Я позвонила Сёрену и спросила, не присоединится ли он. Он не возражал. Сёрен приехал ко мне ближе к вечеру и понял, что из-за отца я слезы не лью, зато переживаю из-за встречи с Астрид, Осой и матерью, которую я не видела пятнадцать лет.
Мы сидели перед камином, когда пришло сообщение от Борда: тот спрашивал, в чем смысл этой встречи. «Может, он боится?» – предположил Сёрен. Да, вдруг теперь, когда отец умер, я растрогаюсь и перебегу на другую строну в деле о наследстве? Мать хотела повидаться и с Бордом, но тот спросил зачем, и Оса ответила, что хорошо бы обсудить случившееся, все это так внезапно и ужасно, вообще матери полезно увидеться с ним заранее, перед похоронами, ведь поссорившись из-за наследства, они больше не встречались. Астрид с Осой боялись, что на похоронах мать не выдержит, если заранее с нами не поговорит. Борд ответил, что все, что ему надо знать, он и так знает, и что мать намного сильнее, чем они себе вообразили. Тут он был прав, и время это еще покажет, мать оказалась куда сильнее, чем полагали Астрид с Осой и чем желала казаться сама мать. Она вечно играла на своей мнимой ранимости, впрочем, возможно, поступала так неосознанно и сама в нее верила. Но нет, я не размякну и не растрогаюсь. Борду я ответила, что наследство мы обсуждать не будем и что Астрид с Осой я предупредила – если речь зайдет о наследстве или мать начнет играть на чувствах, я встану и уйду.
«Она уже давно на чувствах играет», – сказал Борд.

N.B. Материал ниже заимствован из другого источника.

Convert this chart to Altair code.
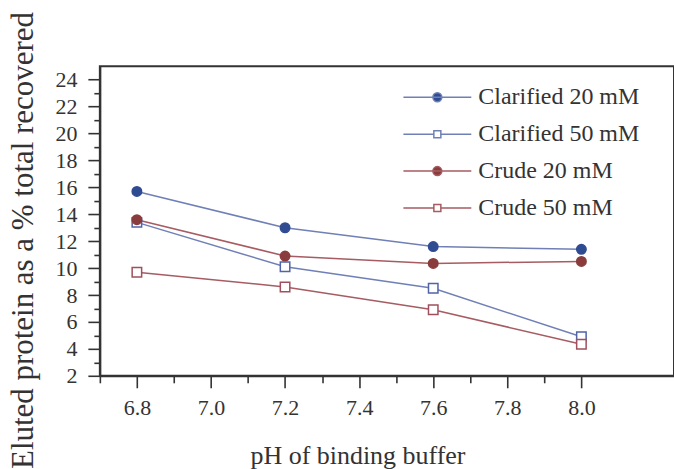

От всех этих материнских чувств мне становилось плохо. В материнских слезах и ее бесконечном потоке эмоций мои собственные чувства тонули. При мысли о завтрашней встрече мне становилось не по себе. Я написала Астрид письмо – не сообщение, я же знала, что они сейчас сидят вместе и показывают друг другу телефоны, как только приходит сообщение. А сообщений на Бротевейн сейчас сыплется немало – соболезнования и «обнимаем» и «держитесь-мы-с‐вами» от близких и дальних знакомых и родни. «Надеюсь, – писала я, – мать не возлагает на нашу встречу никаких особых надежд. И никаких дальнейших планов не строит. Я согласилась, потому что ситуация серьезная и потому что маму мне жалко. Надеюсь, обойдется без лишних эмоций», – написала я. Астрид ответила почти сразу: она согласна, никаких лишних эмоций и никаких особых надежд. Будем решать проблемы по мере их поступления.
Сначала эта встреча в кафе, потом похороны, а дальше?